The cause: `zlib.uncompress` is a regular (non-dirty) NIF. Running
16 concurrent calls each allocating large binaries simultaneously
causes severe GC pressure — 74 MB of heap allocation per grep in
16 processes simultaneously fragments memory and triggers
stop-the-world GC. The sequential path avoids this: each blob's
bytes are allocated, used, and collected before the next blob is
touched.

`max_concurrency: :schedulers` remains available for callers with
workloads where per-file work is substantial (large blobs, I/O-bound
stores). For typical code search on a Memory-backed repo, leave it
at the default of `1`.

## Bug fixes in this cycle

### `.gitmodules` blocked legitimate repos

`Tree.decode/1` was rejecting `.gitmodules` as a reserved entry
name, treating it the same as `.git` (CVE-2014-9390 class). The
comment even noted it was pre-emptive: "URL-injection vector for
submodule handling *if/when we add submodules*."

The consequence: any repo that uses git submodules — including
`adafruit/Adafruit_CircuitPython_Bundle` — crashed on prefetch
with `{:tree_entry_name_reserved, ".gitmodules"}`.

**Fix:** `.gitmodules` is now accepted. The URL-injection concern
only applies if we process submodule URLs, which exgit does not.
`.git` remains rejected (CVE-2014-9390 is real on case-insensitive
filesystems even for read-only clients).

### Earlier bugs (still in history)

Three compounding bugs in the original hot path documented here
for historical context (fixes landed in commit `550100d`):

1. **`FS.walk` discarded the updated repo** after `resolve_tree`,
   re-fetching the same commit from GitHub on every `walk` call.
   7.7s → 2 ms on cloudflare/agents.

2. **Promisor cache accounting counted decompressed bytes** while
   the store held compressed bytes; eviction fired 3–10× too early
   and dropped commits that were immediately needed. Fixed by
   tracking compressed sizes.

3. **`:max_resolved_bytes` default of 500 MiB** rejected
   opencode's ~524 MiB resolved set. Raised to 2 GiB.

## Optimizations that matter (shipped)

In order of impact:

1. **Streaming pack parser** (`Pack.StreamParser`) — replaces the
   buffered `Pack.Reader` in all fetch/prefetch paths. Eliminates
   the O(pack_size) binary + object list from the heap; bounded to
   one chunk + one object at a time. opencode prefetch: 57 s → 6 s.

2. **Streaming object-store writes** — `open_write/write_chunk/close_write`
   protocol on `ObjectStore`; Memory and Disk stores stream
   compressed output as inflate output arrives. Raw content never
   coexists with compressed form in the heap.

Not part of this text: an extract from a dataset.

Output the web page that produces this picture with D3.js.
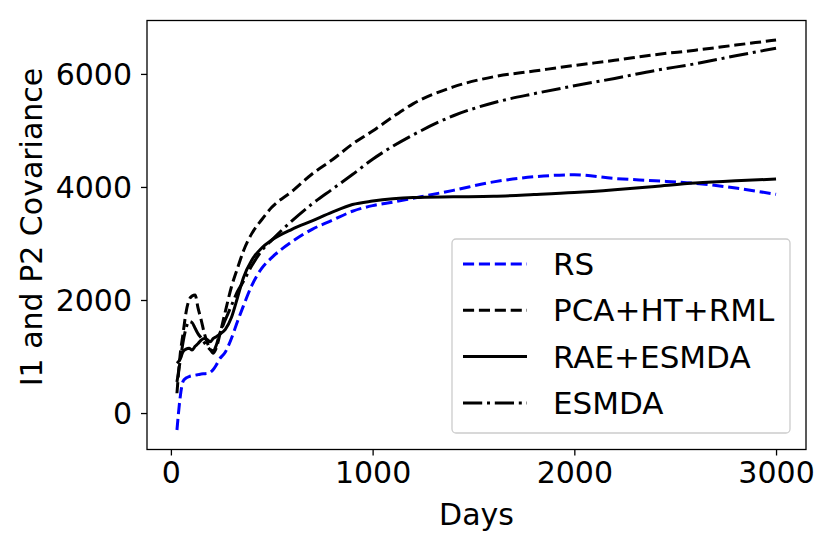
<!DOCTYPE html>
<html>
<head>
<meta charset="utf-8">
<script src="https://cdn.jsdelivr.net/npm/d3@7"></script>
<style>
  body { margin: 0; background: #fff; }
  svg { display: block; font-family: "DejaVu Sans", sans-serif; }
</style>
</head>
<body>
<svg id="chart" width="830" height="546"></svg>
<script>
// data
var days = [30, 45, 60, 75, 90, 105, 120, 135, 150, 165, 180, 195, 210, 225, 240, 270, 300, 330, 360, 400,
	450, 500, 600, 700, 800, 900, 1000, 1100, 1200, 1400, 1600, 1800, 2000, 2200, 2400, 2600, 2800, 3000]
var rs = [-300, 250, 560, 620, 645, 660, 670, 680, 690, 695, 700, 720, 770, 850, 950, 1080, 1320, 1620, 1900, 2250,
	2560, 2750, 3030, 3250, 3410, 3570, 3670, 3730, 3800, 3940, 4090, 4180, 4215, 4150, 4110, 4065, 3980, 3870]
var pca = [350, 1000, 1400, 1780, 2000, 2070, 2090, 1850, 1650, 1420, 1250, 1130, 1060, 1150, 1350, 1800, 2230, 2560, 2870, 3170,
	3420, 3640, 3920, 4230, 4480, 4760, 4990, 5240, 5470, 5770, 5950, 6050, 6150, 6240, 6340, 6420, 6510, 6600]
var rae = [880, 950, 1085, 1130, 1145, 1115, 1180, 1230, 1290, 1320, 1300, 1260, 1320, 1350, 1390, 1480, 1690, 2040, 2400, 2700,
	2920, 3060, 3250, 3400, 3555, 3690, 3750, 3790, 3812, 3825, 3835, 3865, 3900, 3950, 4010, 4070, 4110, 4140]
var esmda = [550, 900, 1250, 1500, 1620, 1600, 1500, 1400, 1330, 1250, 1180, 1120, 1100, 1200, 1380, 1650, 1900, 2150, 2330, 2600,
	2870, 3060, 3400, 3700, 3960, 4220, 4490, 4720, 4920, 5260, 5490, 5650, 5790, 5920, 6060, 6180, 6320, 6455]
var seriesNames = ["RS", "PCA+HT+RML", "RAE+ESMDA", "ESMDA"]
var xTicks = [0, 1000, 2000, 3000]
var yTicks = [0, 2000, 4000, 6000]

var LW = 3
var styles = [
	{ color: "#0000ff", dash: (3.7 * LW) + "," + (1.6 * LW) },
	{ color: "#000", dash: (3.7 * LW) + "," + (1.6 * LW) },
	{ color: "#000", dash: null },
	{ color: "#000", dash: [6.4 * LW, 1.6 * LW, 1 * LW, 1.6 * LW].join(",") }
]
var series = [rs, pca, rae, esmda].map((vals, i) => ({
	name: seriesNames[i],
	style: styles[i],
	points: vals.map((v, j) => ({ x: days[j], y: v }))
}))

// plot box
var boxLeft = 147, boxRight = 806, boxTop = 20.5, boxBottom = 449.5
var svg = d3.select("#chart")

// matplotlib-like 5% margins
var xExt = d3.extent(days)
var xPad = (xExt[1] - xExt[0]) * 0.05
var allY = rs.concat(pca, rae, esmda)
var yExt = d3.extent(allY)
var yPad = (yExt[1] - yExt[0]) * 0.05
var x = d3.scaleLinear().domain([xExt[0] - xPad, xExt[1] + xPad]).range([boxLeft, boxRight])
var y = d3.scaleLinear().domain([yExt[0] - yPad, yExt[1] + yPad]).range([boxBottom, boxTop])

var line = d3.line()
	.x(d => x(d.x))
	.y(d => y(d.y))
	.curve(d3.curveMonotoneX)

svg.append("defs").append("clipPath").attr("id", "clip")
	.append("rect")
	.attr("x", boxLeft).attr("y", boxTop)
	.attr("width", boxRight - boxLeft).attr("height", boxBottom - boxTop)

var lines = svg.append("g").attr("clip-path", "url(#clip)")
lines.selectAll("path").data(series).enter().append("path")
	.attr("d", d => line(d.points))
	.attr("fill", "none")
	.attr("stroke", d => d.style.color)
	.attr("stroke-width", LW)
	.attr("stroke-dasharray", d => d.style.dash)

// axes
var xAxis = svg.append("g")
	.attr("transform", "translate(0," + boxBottom + ")")
	.call(d3.axisBottom(x).tickValues(xTicks).tickSize(6).tickPadding(6).tickFormat(d3.format("d")))
var yAxis = svg.append("g")
	.attr("transform", "translate(" + boxLeft + ",0)")
	.call(d3.axisLeft(y).tickValues(yTicks).tickSize(6).tickPadding(9).tickFormat(d3.format("d")))
svg.selectAll(".domain").remove()
svg.selectAll(".tick line").attr("stroke", "#000").attr("stroke-width", 1.3)
svg.selectAll(".tick text")
	.attr("font-family", "DejaVu Sans")
	.attr("font-size", "30px")
	.attr("fill", "#000")
yAxis.selectAll(".tick text").attr("dy", "0.36em")

// frame
svg.append("rect")
	.attr("x", boxLeft).attr("y", boxTop)
	.attr("width", boxRight - boxLeft).attr("height", boxBottom - boxTop)
	.attr("fill", "none")
	.attr("stroke", "#000")
	.attr("stroke-width", 1.3)

// axis labels
svg.append("text")
	.attr("x", (boxLeft + boxRight) / 2)
	.attr("y", 525)
	.attr("text-anchor", "middle")
	.attr("font-size", "30px")
	.text("Days")
svg.append("text")
	.attr("transform", "translate(42," + ((boxTop + boxBottom) / 2 - 8) + ") rotate(-90)")
	.attr("text-anchor", "middle")
	.attr("font-size", "30px")
	.text("I1 and P2 Covariance")

// legend
var legend = svg.append("g")
legend.append("rect")
	.attr("x", 452).attr("y", 239)
	.attr("width", 338).attr("height", 194)
	.attr("rx", 4)
	.attr("fill", "#fff")
	.attr("fill-opacity", 0.8)
	.attr("stroke", "#cccccc")
	.attr("stroke-width", 1.3)
var rowY = d => 264 + d * 46.3
var items = legend.selectAll("g.item").data(series).enter().append("g").attr("class", "item")
items.append("line")
	.attr("x1", 463).attr("x2", 527)
	.attr("y1", (d, i) => rowY(i)).attr("y2", (d, i) => rowY(i))
	.attr("stroke", d => d.style.color)
	.attr("stroke-width", LW)
	.attr("stroke-dasharray", d => d.style.dash)
items.append("text")
	.attr("x", 553)
	.attr("y", (d, i) => rowY(i) + 11)
	.attr("font-size", "31px")
	.text(d => d.name)
</script>
</body>
</html>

3. **Walk state threading** — updated repo threaded through the
   walk `Stream.resource` state, eliminating per-walk network
   fetches on lazy repos. 3,800× faster on cloudflare/agents.

4. **Literal grep fast path** — `:binary.matches` (Boyer-Moore)
   for case-sensitive literal patterns. 9.5× faster scan per blob;
   visible at adafruit scale (2 ms grep) and meaningful at opencode
   scale (dominant cost shifts to `zlib.uncompress`, not scan).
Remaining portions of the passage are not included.